Nadine Hildebrand: „Ohne eine Überprüfung in Wettkämpfen ist es sehr schwierig zu sehen, ob das Training überhaupt die angepeilte Wirkung hatte. Auch mental braucht es ein Ziel, auf das man hinarbeitet, jetzt müssen sich die Sportler neu fokussieren. Auch für Trainer ist die Planung eine Herausforderung. Wenn man zu früh mit dem Aufbau für 2021 beginnt, kann die Form nicht so lange gehalten werden, außerdem hatten viele wochenlang keine Trainingsgeräte zur Verfügung und konnten nicht auf die Tartanbahn.“
“Gerade für ältere Athleten ist es hart, ein Jahr
komplett verletzungsfrei zu bleiben”
War es im Hinblick auf das Karriereende 2018 nun noch etwas positiver, sich gegen zwei weitere Jahre und eine mögliche Olympiaqualifikation entschieden zu haben?
Nadine Hildebrand: „Schon zu Beginn des Jahres 2018 stand für mich fest, dass ich meine Karriere in diesem Jahr beenden werde und ich bin auch froh, dass ich das damals so entschieden habe. Ich würde mich ansonsten ärgern. Man wird schließlich nicht jünger und gerade für ältere Athleten ist es hart, ein Jahr komplett verletzungsfrei zu bleiben.“
Wie sieht das Leben nach dem Leistungssport aus?

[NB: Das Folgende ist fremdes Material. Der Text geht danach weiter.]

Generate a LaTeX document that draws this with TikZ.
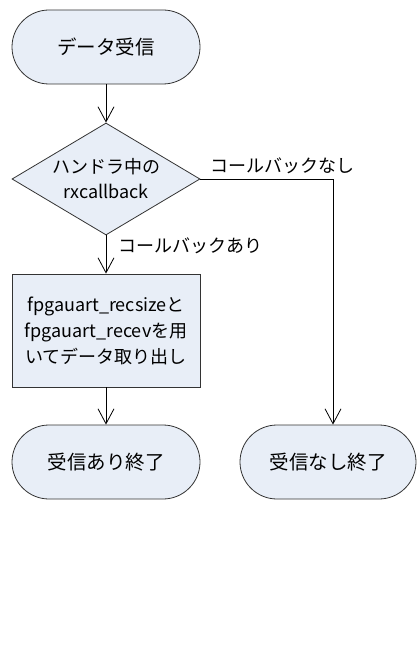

Nadine Hildebrand: „Ich arbeite nun Vollzeit als Rechtsanwältin und sportlich aktiv bin ich natürlich trotzdem noch. Wenn man jahrelang sechs bis acht Mal pro Woche trainiert hat, fühlt sich fünf Mal Sport pro Woche immer noch wenig an. Einmal die Woche bin ich bisher auch noch in den Kraftraum gegangen. Aktuell geht das natürlich nicht und ich arbeite im Homeoffice.“
Bild: Nadine Hildebrand im Trikot des VfL Sindelfingen.